## Source data
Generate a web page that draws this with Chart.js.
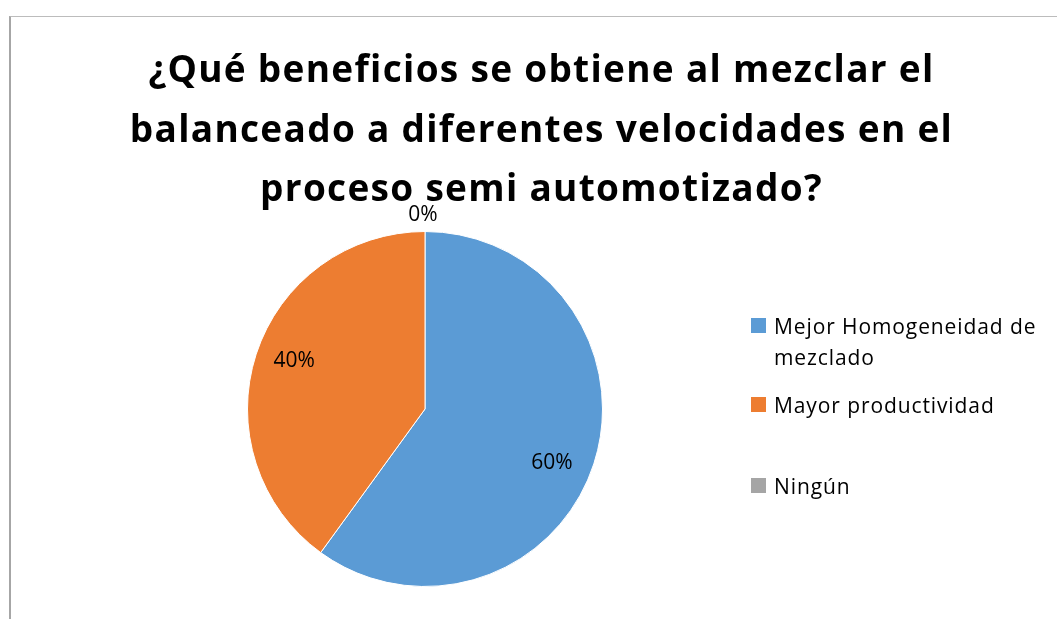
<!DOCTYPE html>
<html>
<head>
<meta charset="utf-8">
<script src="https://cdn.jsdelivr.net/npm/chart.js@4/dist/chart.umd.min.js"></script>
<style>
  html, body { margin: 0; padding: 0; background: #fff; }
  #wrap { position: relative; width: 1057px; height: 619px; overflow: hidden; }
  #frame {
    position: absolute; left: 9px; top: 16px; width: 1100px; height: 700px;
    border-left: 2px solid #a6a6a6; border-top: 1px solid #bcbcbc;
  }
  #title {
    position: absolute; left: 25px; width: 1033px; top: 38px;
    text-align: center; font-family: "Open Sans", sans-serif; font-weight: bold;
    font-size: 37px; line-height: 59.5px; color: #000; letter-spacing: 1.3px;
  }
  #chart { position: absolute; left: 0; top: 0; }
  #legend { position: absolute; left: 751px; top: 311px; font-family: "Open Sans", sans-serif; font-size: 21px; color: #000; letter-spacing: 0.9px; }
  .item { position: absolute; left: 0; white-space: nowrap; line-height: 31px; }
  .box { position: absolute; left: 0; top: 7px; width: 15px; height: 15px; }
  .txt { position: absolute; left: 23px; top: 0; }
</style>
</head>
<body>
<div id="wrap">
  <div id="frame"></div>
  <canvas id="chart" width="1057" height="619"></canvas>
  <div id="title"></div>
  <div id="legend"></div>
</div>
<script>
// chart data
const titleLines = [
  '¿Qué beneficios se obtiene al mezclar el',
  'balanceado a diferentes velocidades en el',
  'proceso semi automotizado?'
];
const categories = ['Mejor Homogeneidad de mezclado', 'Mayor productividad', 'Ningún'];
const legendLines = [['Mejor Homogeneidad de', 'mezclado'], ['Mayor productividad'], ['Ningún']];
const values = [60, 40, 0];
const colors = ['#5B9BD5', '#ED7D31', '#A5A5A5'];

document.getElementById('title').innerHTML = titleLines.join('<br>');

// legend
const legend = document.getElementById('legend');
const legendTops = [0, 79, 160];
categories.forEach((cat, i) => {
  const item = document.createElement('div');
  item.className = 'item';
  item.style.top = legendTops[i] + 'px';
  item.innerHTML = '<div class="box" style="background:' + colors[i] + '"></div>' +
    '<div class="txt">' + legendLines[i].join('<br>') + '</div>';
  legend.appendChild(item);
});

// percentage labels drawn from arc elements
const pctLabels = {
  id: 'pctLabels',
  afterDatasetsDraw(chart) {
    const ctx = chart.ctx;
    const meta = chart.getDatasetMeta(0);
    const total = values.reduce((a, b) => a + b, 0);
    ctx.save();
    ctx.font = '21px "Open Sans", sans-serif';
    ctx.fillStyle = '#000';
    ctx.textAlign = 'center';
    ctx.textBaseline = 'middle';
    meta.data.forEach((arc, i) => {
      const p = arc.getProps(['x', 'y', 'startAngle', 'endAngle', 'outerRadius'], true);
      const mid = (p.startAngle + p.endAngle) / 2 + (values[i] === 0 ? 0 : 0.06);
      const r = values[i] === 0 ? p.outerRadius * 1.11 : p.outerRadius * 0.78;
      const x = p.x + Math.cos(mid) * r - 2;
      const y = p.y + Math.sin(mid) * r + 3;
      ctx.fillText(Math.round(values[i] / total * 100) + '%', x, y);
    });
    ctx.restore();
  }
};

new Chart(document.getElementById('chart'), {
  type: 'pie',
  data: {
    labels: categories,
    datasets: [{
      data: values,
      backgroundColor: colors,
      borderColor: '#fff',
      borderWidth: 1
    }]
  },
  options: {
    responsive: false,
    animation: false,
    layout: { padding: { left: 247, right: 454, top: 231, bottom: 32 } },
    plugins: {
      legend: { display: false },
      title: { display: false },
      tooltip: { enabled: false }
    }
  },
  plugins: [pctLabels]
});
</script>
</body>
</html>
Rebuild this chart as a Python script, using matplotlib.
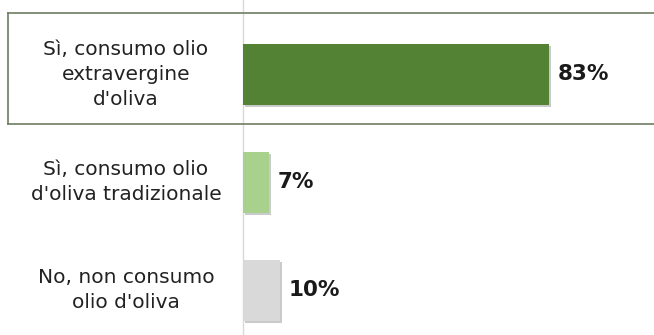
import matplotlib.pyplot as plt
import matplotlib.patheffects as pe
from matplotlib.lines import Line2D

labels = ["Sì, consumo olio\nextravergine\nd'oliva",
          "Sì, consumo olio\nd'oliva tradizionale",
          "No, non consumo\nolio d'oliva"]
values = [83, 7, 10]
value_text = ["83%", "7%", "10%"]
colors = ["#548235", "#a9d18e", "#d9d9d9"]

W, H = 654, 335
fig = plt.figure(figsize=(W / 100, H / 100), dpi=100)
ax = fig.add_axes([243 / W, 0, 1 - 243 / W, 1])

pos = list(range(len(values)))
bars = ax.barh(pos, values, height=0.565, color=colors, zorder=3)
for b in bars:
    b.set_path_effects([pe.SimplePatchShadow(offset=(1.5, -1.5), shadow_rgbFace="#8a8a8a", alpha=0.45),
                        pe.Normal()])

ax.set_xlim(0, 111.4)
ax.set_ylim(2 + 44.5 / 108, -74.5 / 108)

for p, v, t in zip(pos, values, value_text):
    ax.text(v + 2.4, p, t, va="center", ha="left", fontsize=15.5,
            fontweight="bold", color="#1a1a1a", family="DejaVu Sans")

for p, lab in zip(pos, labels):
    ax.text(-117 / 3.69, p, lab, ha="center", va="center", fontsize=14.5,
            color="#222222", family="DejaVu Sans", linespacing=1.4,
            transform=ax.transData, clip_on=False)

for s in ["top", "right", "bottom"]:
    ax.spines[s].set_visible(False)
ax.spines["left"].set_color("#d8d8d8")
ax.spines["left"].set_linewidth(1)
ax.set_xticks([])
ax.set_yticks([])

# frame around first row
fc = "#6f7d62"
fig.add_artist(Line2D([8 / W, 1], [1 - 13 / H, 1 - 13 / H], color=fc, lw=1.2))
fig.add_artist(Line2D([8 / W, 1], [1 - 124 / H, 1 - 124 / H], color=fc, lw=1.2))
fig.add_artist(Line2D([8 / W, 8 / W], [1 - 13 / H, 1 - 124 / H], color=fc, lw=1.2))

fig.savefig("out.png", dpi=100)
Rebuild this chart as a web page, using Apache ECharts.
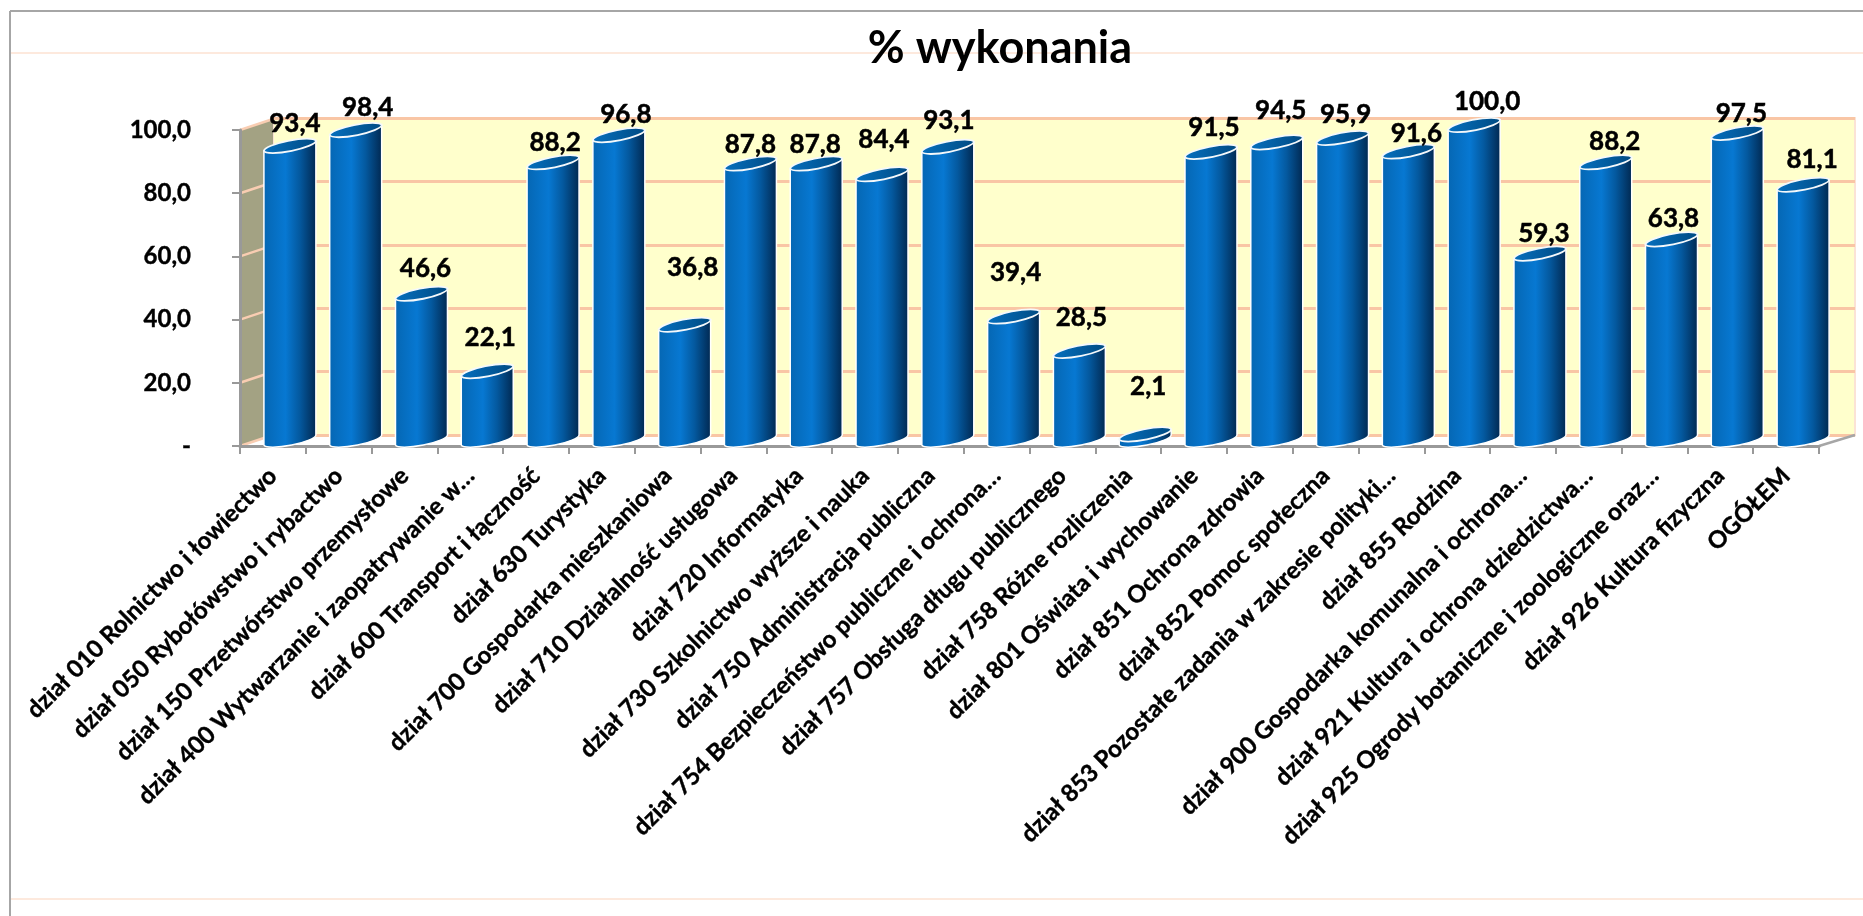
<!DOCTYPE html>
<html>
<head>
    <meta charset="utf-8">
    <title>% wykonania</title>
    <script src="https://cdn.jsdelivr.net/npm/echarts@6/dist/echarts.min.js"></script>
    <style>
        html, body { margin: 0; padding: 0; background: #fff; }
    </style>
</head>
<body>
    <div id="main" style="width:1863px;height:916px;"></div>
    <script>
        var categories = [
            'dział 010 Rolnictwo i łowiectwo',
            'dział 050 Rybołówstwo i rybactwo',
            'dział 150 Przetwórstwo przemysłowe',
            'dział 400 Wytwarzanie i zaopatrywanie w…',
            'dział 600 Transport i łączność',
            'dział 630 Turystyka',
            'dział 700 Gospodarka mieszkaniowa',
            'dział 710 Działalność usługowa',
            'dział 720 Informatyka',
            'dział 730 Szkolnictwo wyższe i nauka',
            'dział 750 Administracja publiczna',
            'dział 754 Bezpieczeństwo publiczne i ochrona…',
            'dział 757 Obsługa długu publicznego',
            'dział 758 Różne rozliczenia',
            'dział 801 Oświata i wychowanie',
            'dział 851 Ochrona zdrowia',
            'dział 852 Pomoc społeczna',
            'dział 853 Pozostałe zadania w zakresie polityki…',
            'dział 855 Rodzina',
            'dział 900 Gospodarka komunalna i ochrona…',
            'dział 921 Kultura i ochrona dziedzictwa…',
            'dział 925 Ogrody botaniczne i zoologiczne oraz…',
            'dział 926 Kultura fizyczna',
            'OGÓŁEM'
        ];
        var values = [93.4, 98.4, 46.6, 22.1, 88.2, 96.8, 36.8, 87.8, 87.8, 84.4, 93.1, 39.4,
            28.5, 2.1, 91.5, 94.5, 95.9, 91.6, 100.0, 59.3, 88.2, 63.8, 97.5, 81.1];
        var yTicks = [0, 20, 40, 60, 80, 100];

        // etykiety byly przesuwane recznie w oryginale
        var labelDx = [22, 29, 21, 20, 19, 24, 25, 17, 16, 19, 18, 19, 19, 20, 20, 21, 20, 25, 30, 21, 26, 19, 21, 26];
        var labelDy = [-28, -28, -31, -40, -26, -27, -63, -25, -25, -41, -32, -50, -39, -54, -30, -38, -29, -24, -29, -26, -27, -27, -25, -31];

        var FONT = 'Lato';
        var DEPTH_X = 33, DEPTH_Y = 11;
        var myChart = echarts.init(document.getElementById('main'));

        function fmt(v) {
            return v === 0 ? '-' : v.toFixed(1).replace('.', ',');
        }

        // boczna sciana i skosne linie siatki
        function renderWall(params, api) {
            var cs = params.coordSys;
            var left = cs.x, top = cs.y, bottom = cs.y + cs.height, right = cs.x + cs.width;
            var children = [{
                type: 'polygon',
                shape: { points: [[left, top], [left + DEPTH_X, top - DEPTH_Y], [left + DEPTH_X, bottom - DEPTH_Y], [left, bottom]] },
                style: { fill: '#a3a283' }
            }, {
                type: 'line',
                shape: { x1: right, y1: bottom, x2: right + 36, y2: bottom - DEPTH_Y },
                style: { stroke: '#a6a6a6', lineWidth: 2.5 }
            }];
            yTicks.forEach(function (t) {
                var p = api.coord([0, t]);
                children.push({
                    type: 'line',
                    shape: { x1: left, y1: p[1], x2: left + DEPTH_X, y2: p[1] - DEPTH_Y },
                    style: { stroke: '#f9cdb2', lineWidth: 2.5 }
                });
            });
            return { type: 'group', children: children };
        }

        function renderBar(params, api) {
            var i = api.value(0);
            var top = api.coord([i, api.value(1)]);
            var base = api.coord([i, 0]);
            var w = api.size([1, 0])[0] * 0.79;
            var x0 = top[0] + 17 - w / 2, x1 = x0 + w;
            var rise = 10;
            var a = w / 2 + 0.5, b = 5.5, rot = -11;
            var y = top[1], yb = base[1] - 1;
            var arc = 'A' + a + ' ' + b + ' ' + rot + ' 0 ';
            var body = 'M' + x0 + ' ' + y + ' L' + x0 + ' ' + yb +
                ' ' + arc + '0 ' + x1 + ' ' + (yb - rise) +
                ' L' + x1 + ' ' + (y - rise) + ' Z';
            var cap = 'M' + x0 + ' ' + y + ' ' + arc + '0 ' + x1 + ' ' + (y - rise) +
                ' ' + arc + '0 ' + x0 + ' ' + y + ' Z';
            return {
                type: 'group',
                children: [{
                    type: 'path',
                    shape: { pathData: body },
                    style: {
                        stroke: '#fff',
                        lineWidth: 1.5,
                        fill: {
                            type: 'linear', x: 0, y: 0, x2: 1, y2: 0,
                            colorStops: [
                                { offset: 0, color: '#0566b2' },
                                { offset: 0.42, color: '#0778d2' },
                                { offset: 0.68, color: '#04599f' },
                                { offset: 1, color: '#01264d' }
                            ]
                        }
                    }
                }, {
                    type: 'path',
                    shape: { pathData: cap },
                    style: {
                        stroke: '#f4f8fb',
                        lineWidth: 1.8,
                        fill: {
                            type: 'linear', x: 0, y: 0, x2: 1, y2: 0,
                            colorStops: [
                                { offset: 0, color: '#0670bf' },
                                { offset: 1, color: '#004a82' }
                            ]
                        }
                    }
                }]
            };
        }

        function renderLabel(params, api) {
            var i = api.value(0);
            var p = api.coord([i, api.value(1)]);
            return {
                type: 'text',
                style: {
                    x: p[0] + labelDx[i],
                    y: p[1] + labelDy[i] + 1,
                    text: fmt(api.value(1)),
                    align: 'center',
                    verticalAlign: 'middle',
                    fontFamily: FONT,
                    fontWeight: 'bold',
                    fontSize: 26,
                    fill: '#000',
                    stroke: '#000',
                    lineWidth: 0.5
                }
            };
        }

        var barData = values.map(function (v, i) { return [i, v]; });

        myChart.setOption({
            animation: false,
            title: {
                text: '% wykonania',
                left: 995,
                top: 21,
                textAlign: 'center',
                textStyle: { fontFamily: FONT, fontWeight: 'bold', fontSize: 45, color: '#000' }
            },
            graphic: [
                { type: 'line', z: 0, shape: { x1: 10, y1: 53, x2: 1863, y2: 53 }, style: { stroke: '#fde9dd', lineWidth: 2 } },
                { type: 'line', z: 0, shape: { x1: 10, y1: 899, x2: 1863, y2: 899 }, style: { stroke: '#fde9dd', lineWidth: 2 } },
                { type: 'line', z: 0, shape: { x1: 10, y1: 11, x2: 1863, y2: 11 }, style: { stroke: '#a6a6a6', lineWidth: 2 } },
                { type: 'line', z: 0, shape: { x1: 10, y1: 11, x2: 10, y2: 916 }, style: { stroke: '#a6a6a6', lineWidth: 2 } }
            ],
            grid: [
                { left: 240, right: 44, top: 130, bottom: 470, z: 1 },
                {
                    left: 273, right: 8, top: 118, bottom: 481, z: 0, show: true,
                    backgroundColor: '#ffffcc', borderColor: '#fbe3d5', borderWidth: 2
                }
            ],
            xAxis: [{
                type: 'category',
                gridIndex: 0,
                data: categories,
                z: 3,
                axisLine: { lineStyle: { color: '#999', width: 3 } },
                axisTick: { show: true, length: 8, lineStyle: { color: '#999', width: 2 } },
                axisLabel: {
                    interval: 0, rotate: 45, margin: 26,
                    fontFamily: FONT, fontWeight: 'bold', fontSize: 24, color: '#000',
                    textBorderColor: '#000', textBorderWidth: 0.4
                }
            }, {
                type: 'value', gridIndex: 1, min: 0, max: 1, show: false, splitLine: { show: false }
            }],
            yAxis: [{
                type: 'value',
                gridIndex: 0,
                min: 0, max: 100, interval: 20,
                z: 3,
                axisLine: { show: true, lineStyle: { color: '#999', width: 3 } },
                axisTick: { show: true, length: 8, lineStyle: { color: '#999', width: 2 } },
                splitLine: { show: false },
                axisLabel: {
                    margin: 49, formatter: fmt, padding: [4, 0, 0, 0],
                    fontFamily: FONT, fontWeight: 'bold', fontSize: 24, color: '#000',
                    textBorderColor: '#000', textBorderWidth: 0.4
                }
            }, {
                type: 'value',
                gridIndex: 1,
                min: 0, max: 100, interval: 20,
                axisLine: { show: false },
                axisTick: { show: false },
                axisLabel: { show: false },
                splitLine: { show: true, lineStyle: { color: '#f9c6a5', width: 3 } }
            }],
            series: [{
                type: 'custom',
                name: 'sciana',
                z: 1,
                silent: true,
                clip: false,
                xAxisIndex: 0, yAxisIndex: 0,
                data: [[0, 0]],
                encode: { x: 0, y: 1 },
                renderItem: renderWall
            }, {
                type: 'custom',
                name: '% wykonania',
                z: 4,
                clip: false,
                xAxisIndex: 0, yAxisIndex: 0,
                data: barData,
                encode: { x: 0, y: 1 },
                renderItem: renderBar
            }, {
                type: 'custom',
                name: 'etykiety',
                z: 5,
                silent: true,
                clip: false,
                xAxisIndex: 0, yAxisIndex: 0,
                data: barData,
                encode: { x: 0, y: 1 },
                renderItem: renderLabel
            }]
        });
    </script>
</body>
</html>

## What you will do
Go through the entries and return each line where the word "Rebuild" appears.

## Solution for this exercise
Rebuild this chart as a Python script, using matplotlib.
Rebuild this chart as a web page, using Apache ECharts.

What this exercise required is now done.